* **EXERCISE AIM**
Take the listing from its first line through the line that contains "import pandas as pd" and please retype those lines exactly, leaving out the pictures.

-- BEGIN STORED DATA --

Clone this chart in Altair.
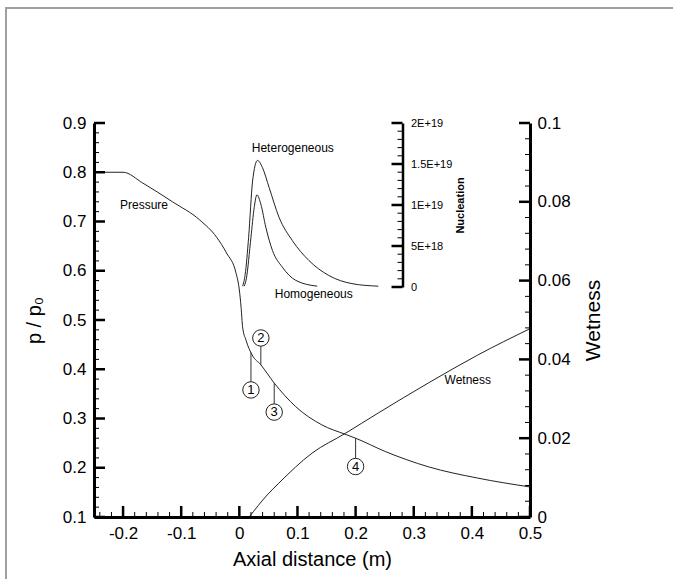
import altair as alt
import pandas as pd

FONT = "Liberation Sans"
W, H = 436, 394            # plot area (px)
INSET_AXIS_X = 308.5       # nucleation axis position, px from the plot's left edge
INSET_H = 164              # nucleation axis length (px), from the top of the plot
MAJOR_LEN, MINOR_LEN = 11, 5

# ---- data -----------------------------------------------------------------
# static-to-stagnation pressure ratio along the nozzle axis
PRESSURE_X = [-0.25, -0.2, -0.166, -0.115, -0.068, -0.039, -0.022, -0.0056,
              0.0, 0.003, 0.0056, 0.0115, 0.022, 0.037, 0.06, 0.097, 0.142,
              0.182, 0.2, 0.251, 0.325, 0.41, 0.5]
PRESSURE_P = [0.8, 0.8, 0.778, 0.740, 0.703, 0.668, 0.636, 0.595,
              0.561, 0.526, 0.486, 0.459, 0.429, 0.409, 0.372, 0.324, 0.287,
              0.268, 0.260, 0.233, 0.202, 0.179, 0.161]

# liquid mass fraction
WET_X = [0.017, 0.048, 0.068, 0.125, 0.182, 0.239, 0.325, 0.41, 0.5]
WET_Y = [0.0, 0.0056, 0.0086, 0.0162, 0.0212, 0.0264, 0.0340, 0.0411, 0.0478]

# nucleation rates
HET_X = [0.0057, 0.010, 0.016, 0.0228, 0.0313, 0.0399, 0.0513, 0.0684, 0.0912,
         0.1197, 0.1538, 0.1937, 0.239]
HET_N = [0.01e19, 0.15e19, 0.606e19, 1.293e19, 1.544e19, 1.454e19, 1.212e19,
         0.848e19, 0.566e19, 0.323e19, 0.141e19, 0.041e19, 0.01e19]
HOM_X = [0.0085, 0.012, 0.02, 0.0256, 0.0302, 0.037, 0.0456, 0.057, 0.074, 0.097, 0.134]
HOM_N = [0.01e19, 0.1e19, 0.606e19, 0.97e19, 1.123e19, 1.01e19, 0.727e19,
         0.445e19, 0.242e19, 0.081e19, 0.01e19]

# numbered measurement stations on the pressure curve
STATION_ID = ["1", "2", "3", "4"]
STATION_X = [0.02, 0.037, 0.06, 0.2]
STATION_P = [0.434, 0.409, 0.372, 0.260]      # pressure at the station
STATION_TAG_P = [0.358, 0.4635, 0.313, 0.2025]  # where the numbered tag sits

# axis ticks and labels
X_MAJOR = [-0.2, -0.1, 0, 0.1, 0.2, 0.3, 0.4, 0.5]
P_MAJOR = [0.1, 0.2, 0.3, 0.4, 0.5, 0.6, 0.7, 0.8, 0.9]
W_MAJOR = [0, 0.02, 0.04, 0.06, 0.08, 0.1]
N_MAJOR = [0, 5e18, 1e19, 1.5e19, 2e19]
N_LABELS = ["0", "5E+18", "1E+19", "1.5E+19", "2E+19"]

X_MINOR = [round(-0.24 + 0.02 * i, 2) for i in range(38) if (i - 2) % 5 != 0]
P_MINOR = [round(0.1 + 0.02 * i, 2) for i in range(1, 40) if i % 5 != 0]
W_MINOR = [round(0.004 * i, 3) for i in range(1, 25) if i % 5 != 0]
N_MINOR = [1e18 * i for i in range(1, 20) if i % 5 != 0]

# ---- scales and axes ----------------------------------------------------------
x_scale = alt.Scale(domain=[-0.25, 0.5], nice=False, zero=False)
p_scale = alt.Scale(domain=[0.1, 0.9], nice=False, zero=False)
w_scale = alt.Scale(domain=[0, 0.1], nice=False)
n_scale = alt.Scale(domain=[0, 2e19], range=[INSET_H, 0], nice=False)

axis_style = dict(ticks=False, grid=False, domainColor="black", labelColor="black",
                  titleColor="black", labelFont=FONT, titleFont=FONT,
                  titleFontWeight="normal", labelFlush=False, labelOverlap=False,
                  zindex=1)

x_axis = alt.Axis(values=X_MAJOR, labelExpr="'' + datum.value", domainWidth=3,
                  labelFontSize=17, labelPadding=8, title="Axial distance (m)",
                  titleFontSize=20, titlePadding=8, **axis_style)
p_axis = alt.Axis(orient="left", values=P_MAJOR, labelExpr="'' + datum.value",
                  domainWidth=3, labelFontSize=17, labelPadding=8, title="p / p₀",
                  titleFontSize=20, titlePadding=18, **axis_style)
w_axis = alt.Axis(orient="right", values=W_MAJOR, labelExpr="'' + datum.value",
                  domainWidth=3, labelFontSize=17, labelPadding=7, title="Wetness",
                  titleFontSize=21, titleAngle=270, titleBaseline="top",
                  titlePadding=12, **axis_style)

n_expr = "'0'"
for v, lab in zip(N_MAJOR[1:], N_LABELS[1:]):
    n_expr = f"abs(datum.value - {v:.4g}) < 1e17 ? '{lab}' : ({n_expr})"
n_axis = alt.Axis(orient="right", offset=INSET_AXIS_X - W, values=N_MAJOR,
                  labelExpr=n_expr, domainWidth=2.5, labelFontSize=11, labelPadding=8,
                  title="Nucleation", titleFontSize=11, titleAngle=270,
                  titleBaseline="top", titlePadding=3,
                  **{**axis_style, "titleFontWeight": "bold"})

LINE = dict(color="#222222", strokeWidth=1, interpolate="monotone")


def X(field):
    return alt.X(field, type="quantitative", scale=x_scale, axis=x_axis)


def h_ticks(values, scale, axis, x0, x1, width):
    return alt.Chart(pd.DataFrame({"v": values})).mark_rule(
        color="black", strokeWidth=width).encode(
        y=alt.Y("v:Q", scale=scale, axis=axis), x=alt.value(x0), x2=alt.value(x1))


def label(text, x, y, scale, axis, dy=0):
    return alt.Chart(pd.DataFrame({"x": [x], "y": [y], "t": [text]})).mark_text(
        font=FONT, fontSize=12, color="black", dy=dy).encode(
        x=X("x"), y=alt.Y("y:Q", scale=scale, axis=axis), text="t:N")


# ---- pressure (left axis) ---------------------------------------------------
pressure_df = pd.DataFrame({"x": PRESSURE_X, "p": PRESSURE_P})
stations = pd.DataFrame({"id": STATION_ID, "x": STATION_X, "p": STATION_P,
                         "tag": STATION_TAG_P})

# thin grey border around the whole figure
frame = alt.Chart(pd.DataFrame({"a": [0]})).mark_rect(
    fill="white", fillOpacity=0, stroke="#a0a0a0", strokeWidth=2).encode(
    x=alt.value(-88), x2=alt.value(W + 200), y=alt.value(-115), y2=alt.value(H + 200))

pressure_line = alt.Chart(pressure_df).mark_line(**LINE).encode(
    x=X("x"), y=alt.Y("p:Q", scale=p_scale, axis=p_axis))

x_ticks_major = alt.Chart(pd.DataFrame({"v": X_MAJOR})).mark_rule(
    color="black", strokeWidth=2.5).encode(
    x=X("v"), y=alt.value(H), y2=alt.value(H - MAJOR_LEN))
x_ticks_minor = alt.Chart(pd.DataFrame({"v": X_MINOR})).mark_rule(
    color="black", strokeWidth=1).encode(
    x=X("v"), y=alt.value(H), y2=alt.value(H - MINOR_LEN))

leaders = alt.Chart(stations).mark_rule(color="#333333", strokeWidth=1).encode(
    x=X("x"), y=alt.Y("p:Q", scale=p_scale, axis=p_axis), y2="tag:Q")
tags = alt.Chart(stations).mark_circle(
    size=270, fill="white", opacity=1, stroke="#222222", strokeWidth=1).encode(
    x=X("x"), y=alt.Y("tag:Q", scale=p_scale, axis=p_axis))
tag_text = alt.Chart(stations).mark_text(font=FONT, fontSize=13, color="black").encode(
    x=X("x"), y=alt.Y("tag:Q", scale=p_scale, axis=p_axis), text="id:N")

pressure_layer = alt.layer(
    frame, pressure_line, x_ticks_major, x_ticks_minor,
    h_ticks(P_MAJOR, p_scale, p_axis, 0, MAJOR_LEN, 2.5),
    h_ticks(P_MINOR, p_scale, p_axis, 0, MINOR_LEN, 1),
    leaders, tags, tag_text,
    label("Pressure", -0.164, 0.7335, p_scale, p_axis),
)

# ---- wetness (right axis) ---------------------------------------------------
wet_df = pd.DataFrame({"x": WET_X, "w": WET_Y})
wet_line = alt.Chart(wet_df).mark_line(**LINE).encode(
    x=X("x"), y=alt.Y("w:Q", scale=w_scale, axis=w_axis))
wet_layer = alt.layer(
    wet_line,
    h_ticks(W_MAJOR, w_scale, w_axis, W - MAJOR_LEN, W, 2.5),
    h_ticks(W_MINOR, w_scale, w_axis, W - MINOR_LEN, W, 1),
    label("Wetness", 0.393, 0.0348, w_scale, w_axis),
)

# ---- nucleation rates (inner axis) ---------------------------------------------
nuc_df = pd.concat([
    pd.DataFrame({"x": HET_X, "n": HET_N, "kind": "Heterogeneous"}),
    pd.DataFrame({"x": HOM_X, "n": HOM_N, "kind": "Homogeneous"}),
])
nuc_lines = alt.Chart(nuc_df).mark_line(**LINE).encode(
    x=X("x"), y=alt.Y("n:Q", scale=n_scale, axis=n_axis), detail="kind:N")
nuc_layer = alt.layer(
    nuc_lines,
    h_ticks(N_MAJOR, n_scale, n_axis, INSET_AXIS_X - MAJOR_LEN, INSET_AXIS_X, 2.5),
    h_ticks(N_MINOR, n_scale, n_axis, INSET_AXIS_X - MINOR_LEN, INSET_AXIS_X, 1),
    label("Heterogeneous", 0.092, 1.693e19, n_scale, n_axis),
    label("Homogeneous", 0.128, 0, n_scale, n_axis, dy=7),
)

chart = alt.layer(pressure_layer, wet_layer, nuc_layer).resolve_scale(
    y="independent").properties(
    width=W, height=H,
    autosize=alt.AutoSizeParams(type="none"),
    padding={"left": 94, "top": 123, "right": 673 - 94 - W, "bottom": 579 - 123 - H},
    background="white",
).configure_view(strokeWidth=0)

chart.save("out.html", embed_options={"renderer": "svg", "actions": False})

-- END STORED DATA --

* **ANSWER FOR THIS EXERCISE**
Clone this chart in Altair.
import altair as alt
import pandas as pd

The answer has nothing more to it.